The Future of Recruitment Is Here
AI-driven tools represent the next evolution in recruitment technology. This isn’t a distant future possibility, but a current competitive advantage. Agencies that implement intelligent automation today will build stronger client relationships and place higher-quality candidates while creating more satisfying work environments.
Want to see how it all works in practice?
Check out Tracker AI to learn how we use AI to support recruiters.
FAQs About AI for HR
Will AI replace recruiters?
Absolutely not. Look, AI can scan a thousand resumes faster than you can drink your morning coffee, but it can’t tell when a candidate is lying about their experience or when they’re genuinely excited about the role. AI handles the grunt work so you can spend time doing what matters: improving candidate experience and making the right matches.

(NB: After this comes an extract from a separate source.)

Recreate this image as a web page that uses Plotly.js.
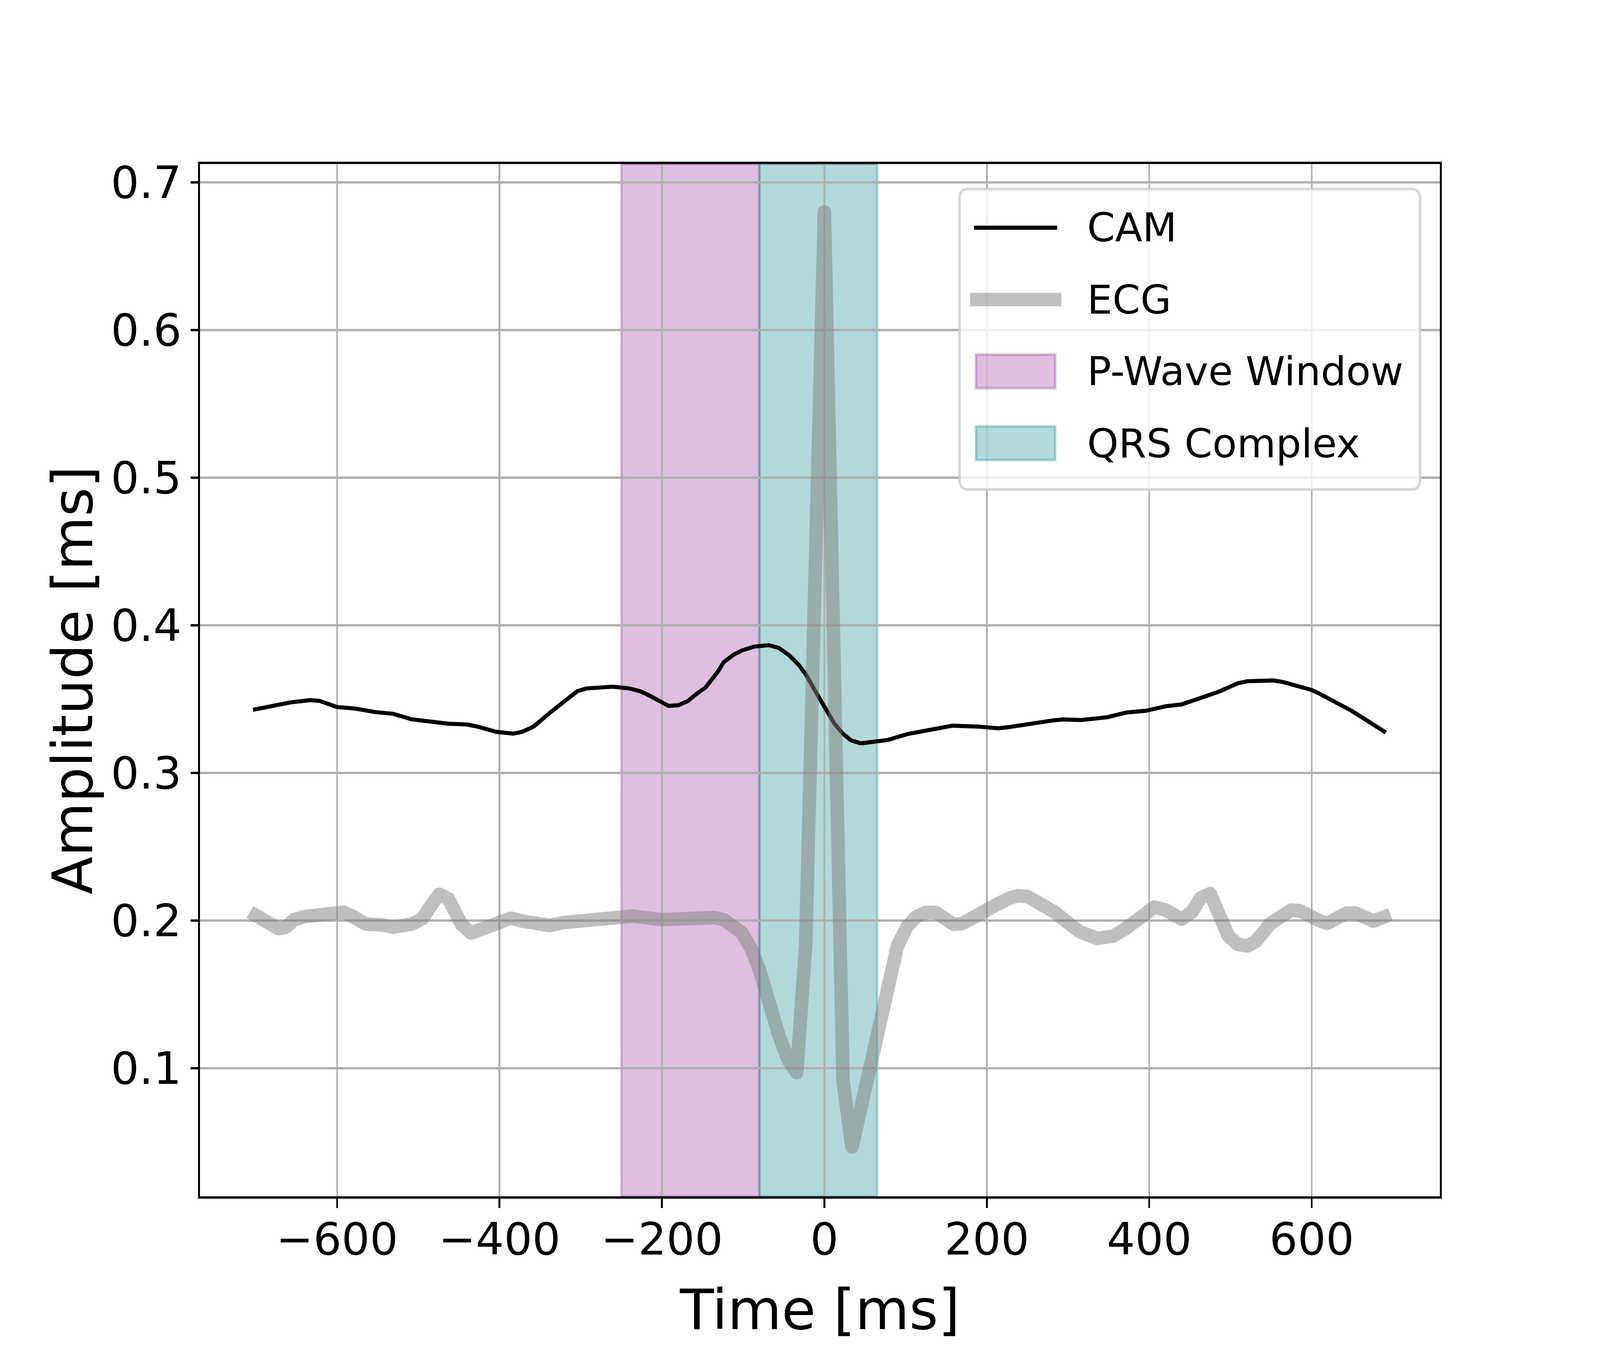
<!DOCTYPE html>
<html>
<head>
<meta charset="utf-8">
<script src="https://cdn.plot.ly/plotly-3.0.1.min.js"></script>
<style>
  html, body { margin: 0; padding: 0; background: white; overflow: hidden; }
  /* matplotlib-like joins and caps for the traces */
  .scatterlayer .js-line { stroke-linejoin: round; stroke-linecap: square; }
</style>
</head>
<body>
<div id="chart"></div>
<script>
// CAM trace (time in ms, amplitude)
const camTime = [-701, -658, -633, -621, -600, -578, -553, -531, -508, -485, -463, -440, -426, -404,
  -383, -372, -358, -336, -318, -304, -293, -261, -240, -226, -214, -201, -192, -180, -168, -158,
  -146, -131, -124, -112, -101, -86, -78, -68, -56, -43, -31, -22, -11, 0, 12, 23, 33, 45, 65, 78,
  103, 127, 146, 158, 191, 214, 227, 248, 282, 294, 316, 348, 372, 396, 420, 440, 465, 485, 509,
  521, 553, 565, 599, 609, 649, 689];
const camValue = [0.3430, 0.3477, 0.3493, 0.3487, 0.3446, 0.3436, 0.3412, 0.3400, 0.3363, 0.3350,
  0.3333, 0.3328, 0.3312, 0.3278, 0.3266, 0.3278, 0.3314, 0.3416, 0.3497, 0.3554, 0.3572, 0.3584,
  0.3572, 0.3552, 0.3520, 0.3480, 0.3454, 0.3458, 0.3487, 0.3533, 0.3580, 0.3687, 0.3750, 0.3800,
  0.3830, 0.3856, 0.3862, 0.3865, 0.3846, 0.3795, 0.3728, 0.3660, 0.3552, 0.3444, 0.3336, 0.3264,
  0.3220, 0.3200, 0.3215, 0.3223, 0.3264, 0.3288, 0.3312, 0.3320, 0.3313, 0.3302, 0.3310, 0.3330,
  0.3356, 0.3362, 0.3358, 0.3377, 0.3409, 0.3421, 0.3451, 0.3464, 0.3514, 0.3549, 0.3607, 0.3621,
  0.3626, 0.3615, 0.3563, 0.3538, 0.3421, 0.3281];

// ECG trace
const ecgTime = [-700, -672, -663, -653, -640, -621, -603, -592, -580, -565, -544, -531, -508, -494,
  -485, -474, -463, -456, -447, -435, -422, -399, -386, -372, -338, -322, -299, -281, -267, -249,
  -236, -201, -181, -136, -124, -113, -102, -90, -79, -57, -45, -34, -23, 0, 23, 34, 68, 79, 90,
  102, 113, 125, 137, 148, 159, 170, 189, 208, 227, 238, 250, 268, 284, 299, 314, 336, 356, 372,
  392, 406, 420, 440, 453, 463, 475, 485, 497, 509, 521, 531, 549, 575, 585, 609, 619, 643, 654,
  676, 689];
const ecgValue = [0.2035, 0.1945, 0.1955, 0.2006, 0.2026, 0.2030, 0.2053, 0.2057, 0.2026, 0.1976,
  0.1970, 0.1955, 0.1976, 0.2016, 0.2097, 0.2178, 0.2148, 0.2057, 0.1976, 0.1915, 0.1940, 0.2006,
  0.2016, 0.1996, 0.1966, 0.1986, 0.2000, 0.2006, 0.2015, 0.2030, 0.2030, 0.2006, 0.2015, 0.2020,
  0.2006, 0.1975, 0.1920, 0.1810, 0.1650, 0.1240, 0.1060, 0.0970, 0.1840, 0.6800, 0.0910, 0.0465,
  0.1250, 0.1580, 0.1830, 0.1960, 0.2025, 0.2055, 0.2055, 0.2015, 0.1974, 0.1980, 0.2028, 0.2096,
  0.2150, 0.2168, 0.2163, 0.2109, 0.2055, 0.1988, 0.1926, 0.1879, 0.1895, 0.1950, 0.2051, 0.2091,
  0.2071, 0.2010, 0.2061, 0.2152, 0.2182, 0.2061, 0.1899, 0.1838, 0.1828, 0.1858, 0.1980, 0.2071,
  0.2067, 0.2000, 0.1980, 0.2051, 0.2051, 0.1996, 0.2024];

// shaded windows [start, end] in ms
const pWaveWindow = [-250, -80];
const qrsWindow = [-80, 65];

const xTicks = [-600, -400, -200, 0, 200, 400, 600];
const yTicks = [0.1, 0.2, 0.3, 0.4, 0.5, 0.6, 0.7];
const legendLabels = ['CAM', 'ECG', 'P-Wave Window', 'QRS Complex'];

// the design is laid out for a 5000x3500 frame; fill whatever viewport we really get
const W = window.innerWidth || 5000, H = window.innerHeight || 3500;
const Sx = W / 5000, Sy = H / 3500;
const Sm = Math.sqrt(Sx * Sy);
const chart = document.getElementById('chart');
chart.style.width = W + 'px';
chart.style.height = H + 'px';

const FONT = 'DejaVu Sans';
const PT = 500 / 72; // matplotlib points -> px at 500 dpi
const FS = Sx;       // text scale, keeps text widths in proportion

const traces = [
  {
    x: camTime, y: camValue, type: 'scatter', mode: 'lines', name: legendLabels[0],
    line: { color: 'black', width: 1.5 * PT * Sy }
  },
  {
    x: ecgTime, y: ecgValue, type: 'scatter', mode: 'lines', name: legendLabels[1],
    line: { color: 'rgba(128,128,128,0.5)', width: 5 * PT * Sy }
  }
];

const pinkFill = 'rgba(128,0,128,0.25)';
const tealFill = 'rgba(0,128,128,0.3)';

const shapes = [
  {
    type: 'rect', xref: 'x', yref: 'paper', x0: pWaveWindow[0], x1: pWaveWindow[1], y0: 0, y1: 1,
    fillcolor: pinkFill, line: { color: pinkFill, width: PT * Sx }, layer: 'below'
  },
  {
    type: 'rect', xref: 'x', yref: 'paper', x0: qrsWindow[0], x1: qrsWindow[1], y0: 0, y1: 1,
    fillcolor: tealFill, line: { color: tealFill, width: PT * Sx }, layer: 'below'
  }
];

// hand-made legend, so handle sizes match the original (positions in 5000x3500 design px)
const plotL = 625, plotR = 4500, plotT = 420, plotB = 3063;
const px = v => (v - plotL) / (plotR - plotL);
const py = v => (plotB - v) / (plotB - plotT);

function roundRect(x0, y0, x1, y1, r) {
  const rx = r / (plotR - plotL), ry = r / (plotB - plotT);
  const X0 = px(x0), X1 = px(x1), Y0 = py(y1), Y1 = py(y0);
  return `M${X0 + rx},${Y1} L${X1 - rx},${Y1} Q${X1},${Y1} ${X1},${Y1 - ry} ` +
    `L${X1},${Y0 + ry} Q${X1},${Y0} ${X1 - rx},${Y0} L${X0 + rx},${Y0} ` +
    `Q${X0},${Y0} ${X0},${Y0 + ry} L${X0},${Y1 - ry} Q${X0},${Y1} ${X0 + rx},${Y1} Z`;
}

shapes.push({
  type: 'path', xref: 'paper', yref: 'paper', path: roundRect(2999, 484, 4438, 1253, 25),
  fillcolor: 'rgba(255,255,255,0.8)', line: { color: 'rgba(204,204,204,0.8)', width: PT * Sm },
  layer: 'above'
});
shapes.push({
  type: 'line', xref: 'paper', yref: 'paper', x0: px(3044), x1: px(3304), y0: py(583), y1: py(583),
  line: { color: 'black', width: 1.5 * PT * Sy }, layer: 'above'
});
shapes.push({
  type: 'line', xref: 'paper', yref: 'paper', x0: px(3032), x1: px(3317), y0: py(767), y1: py(767),
  line: { color: 'rgba(128,128,128,0.5)', width: 5 * PT * Sy }, layer: 'above'
});
shapes.push({
  type: 'rect', xref: 'paper', yref: 'paper', x0: px(3050), x1: px(3298), y0: py(994), y1: py(908),
  fillcolor: pinkFill, line: { color: pinkFill, width: PT * Sm }, layer: 'above'
});
shapes.push({
  type: 'rect', xref: 'paper', yref: 'paper', x0: px(3050), x1: px(3298), y0: py(1178), y1: py(1092),
  fillcolor: tealFill, line: { color: tealFill, width: PT * Sm }, layer: 'above'
});

const legendRows = [583, 767, 950, 1135];
const annotations = legendLabels.map((label, i) => ({
  xref: 'paper', yref: 'paper', x: px(3395), y: py(legendRows[i]),
  xanchor: 'left', yanchor: 'middle', showarrow: false, text: label,
  font: { family: FONT, size: 18 * PT * FS, color: 'black' }
}));

const axisCommon = {
  ticks: 'outside', tickcolor: 'black', showline: true, linecolor: 'black', mirror: true,
  showgrid: true, gridcolor: '#b0b0b0', zeroline: false,
  tickfont: { family: FONT, size: 20 * PT * FS, color: 'black' }, automargin: false
};

// label/title offsets were tuned by eye; they depend on both text size (Sx) and frame height (Sy)
const xLabelShift = Math.round(-127 * Sx + 87 * Sy);
const xTitleGap = 189 * Sy - 149 * Sx;

const layout = {
  width: W, height: H,
  margin: { l: plotL * Sx, r: (5000 - plotR) * Sx, t: plotT * Sy, b: (3500 - plotB) * Sy, pad: 0 },
  paper_bgcolor: 'white', plot_bgcolor: 'white',
  font: { family: FONT, color: 'black' },
  showlegend: false,
  xaxis: Object.assign({}, axisCommon, {
    range: [-768.7, 757.7], tickmode: 'array', tickvals: xTicks,
    ticklen: 3.5 * PT * Sy, tickwidth: 0.8 * PT * Sx, linewidth: 0.8 * PT * Sy, gridwidth: 0.8 * PT * Sx,
    ticklabelstandoff: xLabelShift,
    title: { text: 'Time [ms]', font: { family: FONT, size: 25 * PT * FS, color: 'black' }, standoff: xTitleGap }
  }),
  yaxis: Object.assign({}, axisCommon, {
    range: [0.0132, 0.7124], tickmode: 'array', tickvals: yTicks,
    ticklen: 3.5 * PT * Sx, tickwidth: 0.8 * PT * Sy, linewidth: 0.8 * PT * Sx, gridwidth: 0.8 * PT * Sy,
    title: { text: 'Amplitude [ms]', font: { family: FONT, size: 25 * PT * FS, color: 'black' }, standoff: 0 }
  }),
  shapes: shapes,
  annotations: annotations
};

Plotly.newPlot(chart, traces, layout, { displayModeBar: false, staticPlot: true });
</script>
</body>
</html>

What are the risks of using AI in recruitment?
Honestly? The biggest risk is getting lazy. These tools can develop blind spots, especially if your historical data isn’t great to begin with. I’ve seen AI systems consistently rank male candidates higher simply because that’s what the training data showed. Plus, you might start trusting the algorithm more than your gut instincts. Bad move. Use it as a starting point, but never let it make the final call.
How can small agencies start using AI for HR?
Don’t overthink it. Start with whatever’s already built into your current tech stack. Most have some form of resume screening you’re probably not using. Try that first. The key is choosing the repetitive tasks that are taking hours of your day. Test it for a month and see if it helps.